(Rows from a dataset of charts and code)
──────────────────────────────
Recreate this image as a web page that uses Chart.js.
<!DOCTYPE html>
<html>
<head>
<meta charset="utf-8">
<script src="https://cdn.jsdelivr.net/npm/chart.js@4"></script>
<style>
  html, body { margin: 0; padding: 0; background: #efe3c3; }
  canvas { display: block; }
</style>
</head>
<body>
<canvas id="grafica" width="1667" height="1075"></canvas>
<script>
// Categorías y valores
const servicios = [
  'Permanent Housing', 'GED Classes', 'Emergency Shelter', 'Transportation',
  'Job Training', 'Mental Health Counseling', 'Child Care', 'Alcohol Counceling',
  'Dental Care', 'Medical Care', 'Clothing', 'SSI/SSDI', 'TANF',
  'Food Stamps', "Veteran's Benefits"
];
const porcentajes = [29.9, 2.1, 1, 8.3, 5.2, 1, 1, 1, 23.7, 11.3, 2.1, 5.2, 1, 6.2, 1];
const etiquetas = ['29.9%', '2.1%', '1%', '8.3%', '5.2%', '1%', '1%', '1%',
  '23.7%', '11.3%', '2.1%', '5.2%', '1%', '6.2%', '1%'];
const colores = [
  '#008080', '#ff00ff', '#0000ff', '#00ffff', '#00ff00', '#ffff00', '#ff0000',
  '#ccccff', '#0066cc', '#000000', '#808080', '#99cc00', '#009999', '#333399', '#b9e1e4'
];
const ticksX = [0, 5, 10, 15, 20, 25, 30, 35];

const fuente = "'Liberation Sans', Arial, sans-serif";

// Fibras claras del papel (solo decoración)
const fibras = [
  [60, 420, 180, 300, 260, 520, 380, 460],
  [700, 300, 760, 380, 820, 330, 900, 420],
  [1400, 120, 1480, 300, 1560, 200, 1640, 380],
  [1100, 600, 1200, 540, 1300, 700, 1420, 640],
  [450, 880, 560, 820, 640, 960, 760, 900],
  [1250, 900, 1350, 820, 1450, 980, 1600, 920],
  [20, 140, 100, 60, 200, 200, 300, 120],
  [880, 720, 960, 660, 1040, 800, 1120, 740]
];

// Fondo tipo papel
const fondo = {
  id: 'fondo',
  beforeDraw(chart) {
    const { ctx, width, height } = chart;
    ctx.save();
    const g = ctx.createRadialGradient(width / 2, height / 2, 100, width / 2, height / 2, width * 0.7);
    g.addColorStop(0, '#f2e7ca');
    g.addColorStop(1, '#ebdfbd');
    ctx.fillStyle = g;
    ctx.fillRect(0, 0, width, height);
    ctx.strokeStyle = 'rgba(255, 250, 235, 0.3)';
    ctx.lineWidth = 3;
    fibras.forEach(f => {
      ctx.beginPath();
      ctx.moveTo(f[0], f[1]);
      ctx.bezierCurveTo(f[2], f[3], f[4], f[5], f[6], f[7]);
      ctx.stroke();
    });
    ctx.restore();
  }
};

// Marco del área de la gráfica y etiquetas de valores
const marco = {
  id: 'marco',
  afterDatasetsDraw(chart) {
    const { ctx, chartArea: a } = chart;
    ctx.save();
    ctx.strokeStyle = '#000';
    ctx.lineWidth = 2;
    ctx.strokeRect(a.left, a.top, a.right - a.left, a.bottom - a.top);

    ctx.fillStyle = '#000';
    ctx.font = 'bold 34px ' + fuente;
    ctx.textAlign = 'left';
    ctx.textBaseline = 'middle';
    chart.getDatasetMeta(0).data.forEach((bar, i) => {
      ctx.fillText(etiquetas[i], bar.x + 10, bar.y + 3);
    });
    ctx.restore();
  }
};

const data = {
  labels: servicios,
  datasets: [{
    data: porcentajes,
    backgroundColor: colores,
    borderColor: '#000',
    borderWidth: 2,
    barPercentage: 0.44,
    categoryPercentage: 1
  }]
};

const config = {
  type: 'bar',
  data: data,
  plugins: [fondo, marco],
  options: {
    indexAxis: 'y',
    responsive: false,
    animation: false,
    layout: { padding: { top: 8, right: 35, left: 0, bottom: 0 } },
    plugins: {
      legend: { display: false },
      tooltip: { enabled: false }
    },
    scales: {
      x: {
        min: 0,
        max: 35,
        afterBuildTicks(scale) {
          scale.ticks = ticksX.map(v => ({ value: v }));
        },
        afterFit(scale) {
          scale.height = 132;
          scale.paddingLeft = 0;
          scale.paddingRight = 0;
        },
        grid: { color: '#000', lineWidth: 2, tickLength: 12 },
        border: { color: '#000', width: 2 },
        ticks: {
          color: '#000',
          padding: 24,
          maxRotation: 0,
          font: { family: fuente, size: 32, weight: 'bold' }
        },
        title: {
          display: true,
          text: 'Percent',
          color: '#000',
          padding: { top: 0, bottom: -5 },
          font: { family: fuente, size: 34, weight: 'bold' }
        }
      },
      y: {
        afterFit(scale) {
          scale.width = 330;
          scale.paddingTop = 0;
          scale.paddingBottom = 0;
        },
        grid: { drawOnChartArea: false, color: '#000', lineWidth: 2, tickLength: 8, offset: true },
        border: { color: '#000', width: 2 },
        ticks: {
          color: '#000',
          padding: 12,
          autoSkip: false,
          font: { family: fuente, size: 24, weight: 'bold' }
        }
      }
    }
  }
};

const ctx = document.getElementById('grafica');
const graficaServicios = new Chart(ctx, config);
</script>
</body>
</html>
──────────────────────────────
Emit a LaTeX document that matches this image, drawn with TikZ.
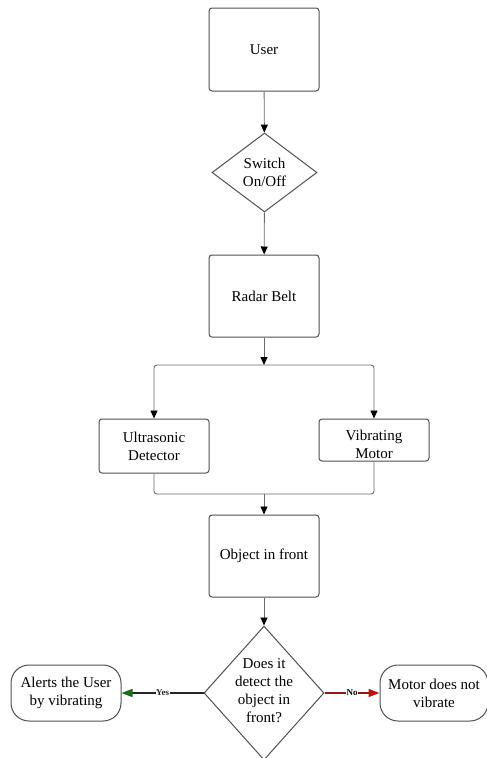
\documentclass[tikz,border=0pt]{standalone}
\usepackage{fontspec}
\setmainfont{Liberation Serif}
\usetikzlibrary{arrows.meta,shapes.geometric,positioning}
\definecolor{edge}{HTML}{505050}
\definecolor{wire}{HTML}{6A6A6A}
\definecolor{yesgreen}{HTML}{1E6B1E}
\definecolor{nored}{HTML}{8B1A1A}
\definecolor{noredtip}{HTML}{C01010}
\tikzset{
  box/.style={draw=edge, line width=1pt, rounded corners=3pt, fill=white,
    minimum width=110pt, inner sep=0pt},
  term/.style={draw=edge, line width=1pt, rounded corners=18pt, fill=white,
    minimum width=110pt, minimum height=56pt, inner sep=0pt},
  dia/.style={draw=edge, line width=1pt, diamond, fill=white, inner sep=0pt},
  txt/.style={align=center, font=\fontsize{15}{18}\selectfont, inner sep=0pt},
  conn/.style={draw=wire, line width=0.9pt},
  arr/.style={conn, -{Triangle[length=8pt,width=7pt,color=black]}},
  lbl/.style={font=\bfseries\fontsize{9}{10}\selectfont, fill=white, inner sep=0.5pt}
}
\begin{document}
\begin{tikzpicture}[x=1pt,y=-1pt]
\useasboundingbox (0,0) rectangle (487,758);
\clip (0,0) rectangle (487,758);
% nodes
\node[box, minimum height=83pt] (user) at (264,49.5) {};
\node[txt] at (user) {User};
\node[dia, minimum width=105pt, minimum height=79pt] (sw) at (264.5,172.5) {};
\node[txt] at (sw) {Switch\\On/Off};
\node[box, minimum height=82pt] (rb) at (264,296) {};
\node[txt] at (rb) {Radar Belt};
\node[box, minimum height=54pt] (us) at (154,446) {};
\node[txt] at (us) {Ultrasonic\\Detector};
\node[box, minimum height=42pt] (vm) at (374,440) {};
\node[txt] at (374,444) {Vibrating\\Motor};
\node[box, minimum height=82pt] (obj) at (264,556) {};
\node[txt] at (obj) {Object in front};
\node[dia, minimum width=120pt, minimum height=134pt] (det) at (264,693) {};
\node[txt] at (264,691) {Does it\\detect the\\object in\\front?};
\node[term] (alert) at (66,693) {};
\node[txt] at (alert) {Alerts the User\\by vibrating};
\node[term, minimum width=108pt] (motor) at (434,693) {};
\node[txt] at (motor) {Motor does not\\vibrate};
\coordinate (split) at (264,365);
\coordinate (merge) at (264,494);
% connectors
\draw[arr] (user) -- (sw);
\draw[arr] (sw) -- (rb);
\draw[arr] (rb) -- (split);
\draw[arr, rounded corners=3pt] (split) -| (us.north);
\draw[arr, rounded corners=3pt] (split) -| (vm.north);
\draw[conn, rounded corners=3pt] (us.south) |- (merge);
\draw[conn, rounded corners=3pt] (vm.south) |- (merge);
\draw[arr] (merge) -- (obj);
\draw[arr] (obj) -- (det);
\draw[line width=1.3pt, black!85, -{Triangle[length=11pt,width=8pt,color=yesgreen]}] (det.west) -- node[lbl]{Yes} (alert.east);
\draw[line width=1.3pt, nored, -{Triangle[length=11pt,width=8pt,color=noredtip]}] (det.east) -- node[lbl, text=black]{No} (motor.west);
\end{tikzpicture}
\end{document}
──────────────────────────────
SET PROBLEM: Of the lines in this data, how many contain "that"? Reply with only the number.

ANSWER FOR THIS EXERCISE: 2